What is Athlete’s Foot?
Everyone has heard the term, Athlete’s Foot. If you want to be technical, yes, athletes do have their own “brand” of feet you could say. Think of basketball players, football players, soccer players, and to many, ballerinas are considered athletes. Just think, their jobs and livelihood are their feet. However, they aren’t why I am here today. We’re going to discuss the other athlete’s foot. The one that can be helped with creams, soaks, and sometimes podiatrists.
So, what is Athlete’s Foot? Otherwise known as Tinea Pedis (who just knows its other name?), it is a fungal infection of the skin on the feet. It can occur when someone wears wet or sweaty socks inside tight fitting shoes. Any type of fungus loves warm, damp environments. Its usually a red, scaly rash that itches or burns. It can start on the bottom of your feet, but spread to in-between your toes.
Have you ever heard to not walk around a public shower with no shoes? That’s because Athlete’s Foot is contagious. The last person who walked around that same floor as you without shower shoes, just left all their fungi on the floors and it could spread to you. Think of it like this, there are still people in this world who still do not wash their hands. They use the restroom, walk out, open doors, shake hands, etc.. now, you’ve just touched that same door or hands!
Not only does it spread feet to feet, if you have athelet’s foot and decide you want to pick with it and touch other things without washing your hands, you could potentially spread to other parts of your body. The groin is another popular place to see these infections. Like we said, using a towel or your hand after touching your feet could spread it to other parts of the body.
How to prevent Athlete’s Foot?
There are simple things you can do to prevent it in the first place.
- If you have sweaty feet on a regular basis, take extra socks and shoes with you. Maybe you work in a wet environment. Investing in proper foot wear could save you in the future.
- Like we discuss all across this website: Keep your feet clean and dry. Wash them daily and dry them.
- Don’t walk around barefoot in public places. Showers, pools, locker rooms all harbor different organisms on the floor, or in the location in general. It’s best to buy some sandals for these situations.

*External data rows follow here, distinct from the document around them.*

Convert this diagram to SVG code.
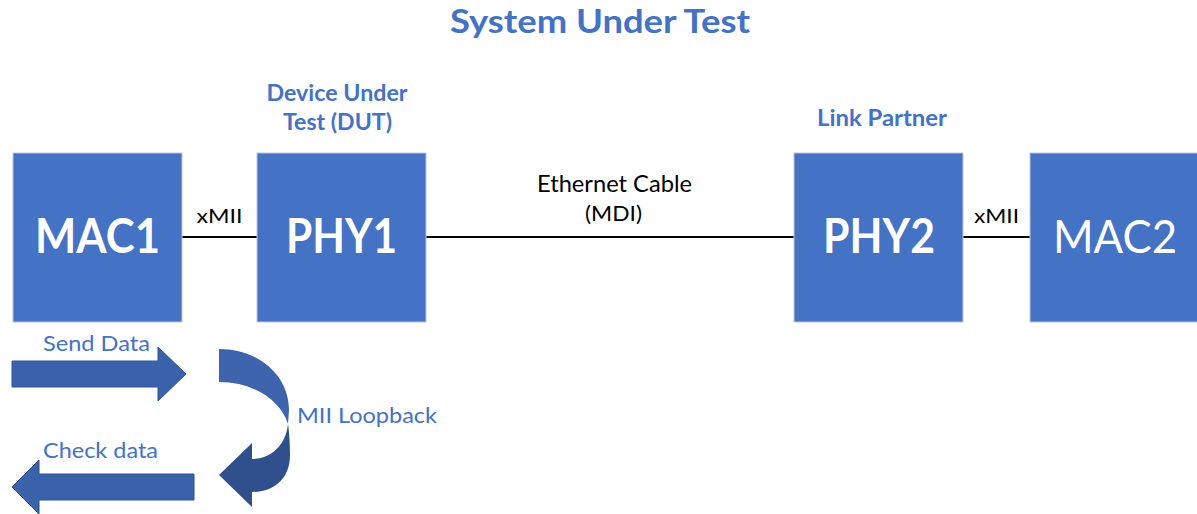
<svg xmlns="http://www.w3.org/2000/svg" width="1197" height="514" viewBox="0 0 1197 514">
<style>
.box{fill:#4472C4;stroke:#BFC6D4;stroke-width:1}
.big{font-family:Lato,"Open Sans",sans-serif;font-size:47px;fill:#fff;text-anchor:middle}
.b{font-weight:bold}
.lbl{font-family:Lato,"Open Sans",sans-serif;fill:#000;text-anchor:middle}
.blue{font-family:Lato,"Open Sans",sans-serif;fill:#4472C4}
.wire{stroke:#000;stroke-width:2;fill:none}
.arr{fill:#3A62AA;stroke:#2F528F;stroke-width:1}
</style>
<rect width="1197" height="514" fill="#fff"/>
<text class="blue b" x="600" y="33" font-size="32" text-anchor="middle" textLength="300" lengthAdjust="spacingAndGlyphs">System Under Test</text>
<text class="blue b" x="337" y="101" font-size="22" text-anchor="middle" textLength="141" lengthAdjust="spacingAndGlyphs">Device Under</text>
<text class="blue b" x="337.5" y="130" font-size="22" text-anchor="middle" textLength="109" lengthAdjust="spacingAndGlyphs">Test (DUT)</text>
<text class="blue b" x="882" y="126" font-size="22" text-anchor="middle" textLength="130" lengthAdjust="spacingAndGlyphs">Link Partner</text>
<g id="connectors">
<line class="wire" x1="182" y1="237" x2="257" y2="237"/>
<line class="wire" x1="426" y1="237" x2="794" y2="237"/>
<line class="wire" x1="963" y1="237" x2="1030" y2="237"/>
<text class="lbl" x="219.5" y="223" font-size="20" textLength="46" lengthAdjust="spacingAndGlyphs">xMII</text>
<text class="lbl" x="996.5" y="223" font-size="20" textLength="45" lengthAdjust="spacingAndGlyphs">xMII</text>
<text class="lbl" x="614.5" y="192" font-size="23" textLength="155" lengthAdjust="spacingAndGlyphs">Ethernet Cable</text>
<text class="lbl" x="613.5" y="221" font-size="22" textLength="57" lengthAdjust="spacingAndGlyphs">(MDI)</text>
</g>
<g id="mac1"><rect class="box" x="13" y="153" width="169" height="169"/><text class="big b" x="97.5" y="253" textLength="125" lengthAdjust="spacingAndGlyphs">MAC1</text></g>
<g id="phy1"><rect class="box" x="257" y="153" width="169" height="169"/><text class="big b" x="341.5" y="253" textLength="111" lengthAdjust="spacingAndGlyphs">PHY1</text></g>
<g id="phy2"><rect class="box" x="794" y="153" width="169" height="169"/><text class="big b" x="879" y="253" textLength="112" lengthAdjust="spacingAndGlyphs">PHY2</text></g>
<g id="mac2"><rect class="box" x="1030" y="153" width="169" height="169"/><text class="big" x="1115" y="253" textLength="124" lengthAdjust="spacingAndGlyphs">MAC2</text></g>
<g id="send">
<path class="arr" d="M12,361 H158 V347 L186,374 L158,401 V387 H12 Z"/>
<text class="blue" x="43" y="351" font-size="22" textLength="107" lengthAdjust="spacingAndGlyphs">Send Data</text>
</g>
<g id="check">
<path class="arr" d="M194,474 H39 V460 L12,487 L39,514 V500 H194 Z"/>
<text class="blue" x="43" y="458" font-size="22" textLength="115" lengthAdjust="spacingAndGlyphs">Check data</text>
</g>
<g id="loopback">
<path fill="#3D64AD" d="M219,349 C258,349 289,375 289,410 L288,424 C281,401 254,382 219,382 Z"/>
<path fill="#30508D" d="M288,424 C289,430 290,442 290,455 C290,478 275,492 252,492 L252,507 L219,475 L252,443 L252,459 C272,459 286,444 288,424 Z"/>
<text class="blue" x="297" y="423" font-size="22" textLength="140" lengthAdjust="spacingAndGlyphs">MII Loopback</text>
</g>
</svg>
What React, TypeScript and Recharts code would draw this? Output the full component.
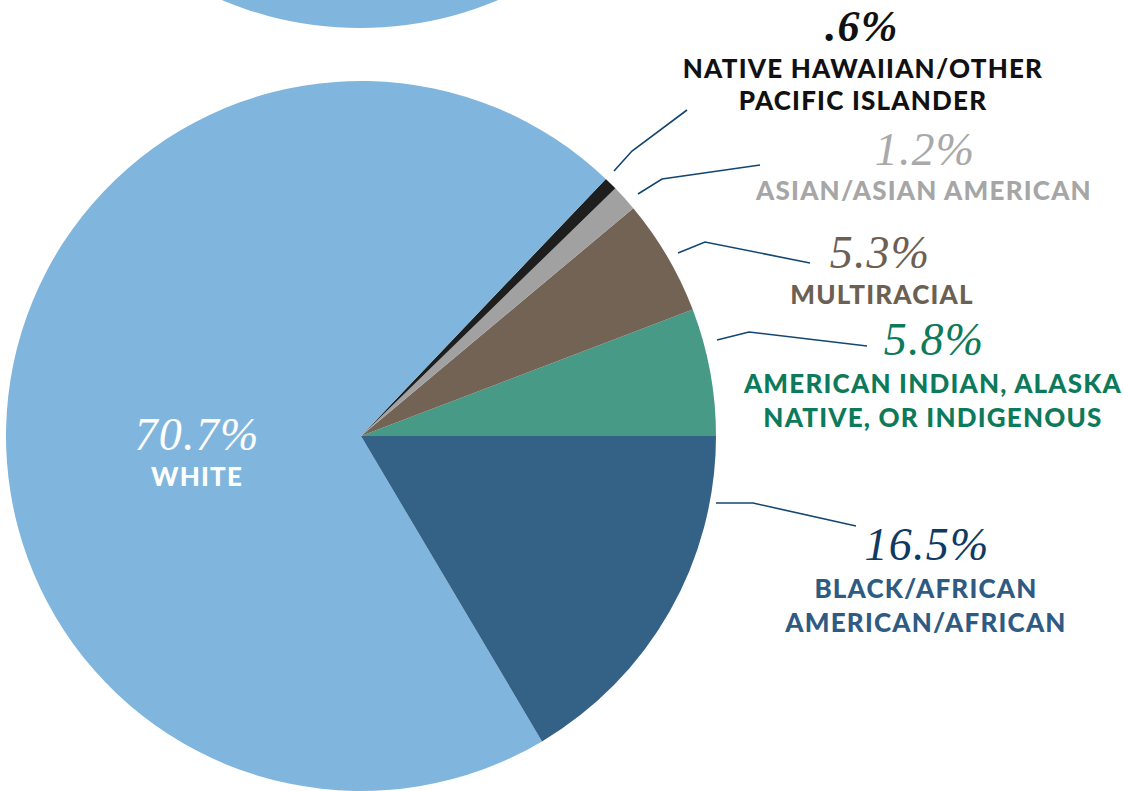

- If you know someone who has athlete’s foot, don’t share shoes, socks, towels, bed linen, or anything else that their feet touch.
How to treat Athlete’s Foot?
Most of the time, people can figure out when they have athlete’s foot, so finding a home treatment can be helpful before seeing the doctor, if it hasn’t spread and if you don’t have underlying conditions.
- A foot cream is usually a great go to when you have itchy feet. It’s best to do it after your feet have been clean and dryed. Always read the directions carefully and consult a physician when needed.
- A foot powder for your shoes or feet. Let them air before putting them back on if you can.
- Soaking your feet things like peroxide, tea tree oil, rubbing alcohol or sea salt. (Disclaimer: Don’t mix all of these together) These items have been said to kill fungus when used properly.
Athlete’s foot doesn’t have to be scary, but can lead to complications if not taken care of when first noticed. If you do have it, some of the home treatments may help and if they don’t please talk to a doctor because you do not want to get a bacterial infection from broken skin.
As always, if you have diabetes, always keep a check on your feet and talk to a physician before trying to self treat.